Security Evaluation of Bistable Ring PUFs on FPGAs using Differential and Linear Analysis
Dai Yamamoto, Masahiko Takenaka, Kazuo Sakiyama, Naoya Torii
DOI: http://dx.doi.org/10.15439/2014F122
Citation: Proceedings of the 2014 Federated Conference on Computer Science and Information Systems, M. Ganzha, L. Maciaszek, M. Paprzycki (eds). ACSIS, Vol. 2, pages 911–918 (2014)

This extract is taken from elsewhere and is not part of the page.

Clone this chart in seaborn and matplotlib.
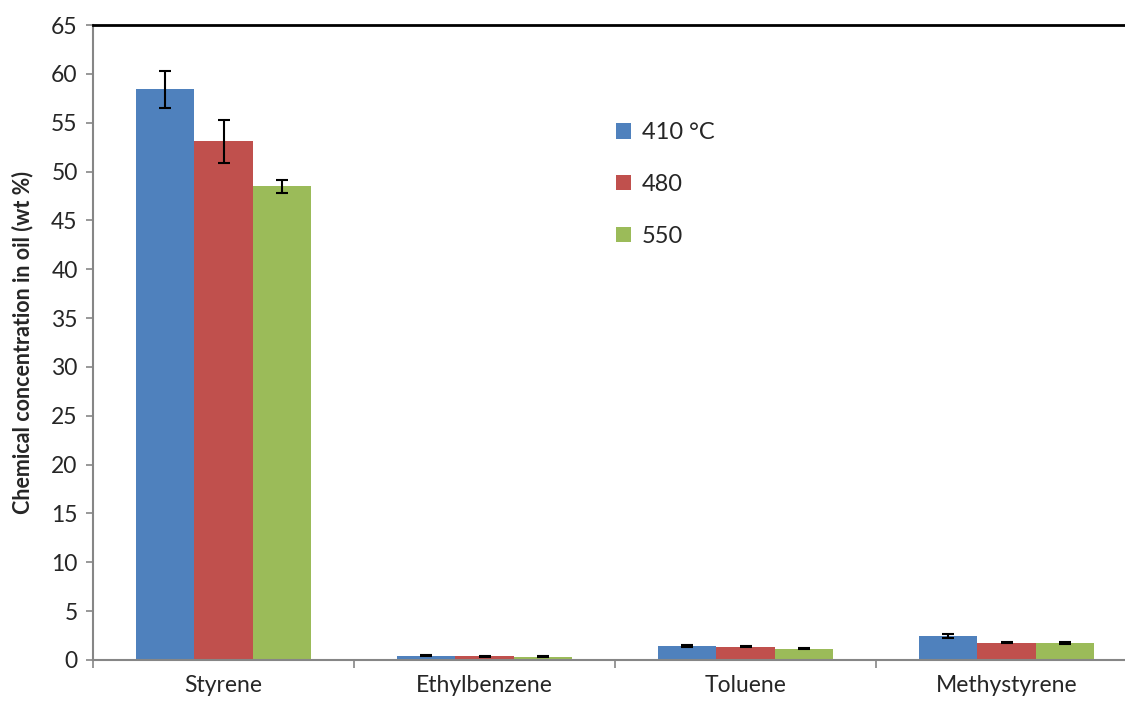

Abstract. Physically Unclonable Function (PUF) is expected to be an innovation for anti-counterfeiting devices for secure ID generation, authentication, etc. In this paper, we propose novel methods of evaluating the difficulty of predicting PUF responses (i.e. PUF outputs), inspired by well-known differential and linear cryptanalysis. According to the proposed methods, we perform a first third-party evaluation for Bistable Ring PUF (BR-PUF), proposed in 2011. The BR-PUFs have been claimed that they have a resistance against the response predictions. Through our experiments using FPGAs, we demonstrate, however, that BR-PUFs have two types of correlations between challenges and responses, which may cause the easy prediction of PUF responses. First, the same responses are frequently generated for two challenges (i.e. PUF inputs) with small Hamming distance. A number of randomly-generated challenges and their variants with Hamming distance of one generate the same responses with the probability of 0.88, much larger than 0.5 in ideal PUFs. Second, particular bits of challenges in BR-PUFs have a great impact on the responses. The value of responses becomes `1' with the high probability of 0.71 (> 0.5) when just particular 5 bits of 64-bit random challenges are forced to be zero or one. In conclusion, the proposed evaluation methods reveal that BR-PUFs on FPGAs have some correlations of challenge-response pairs, which helps an attacker to predict the responses.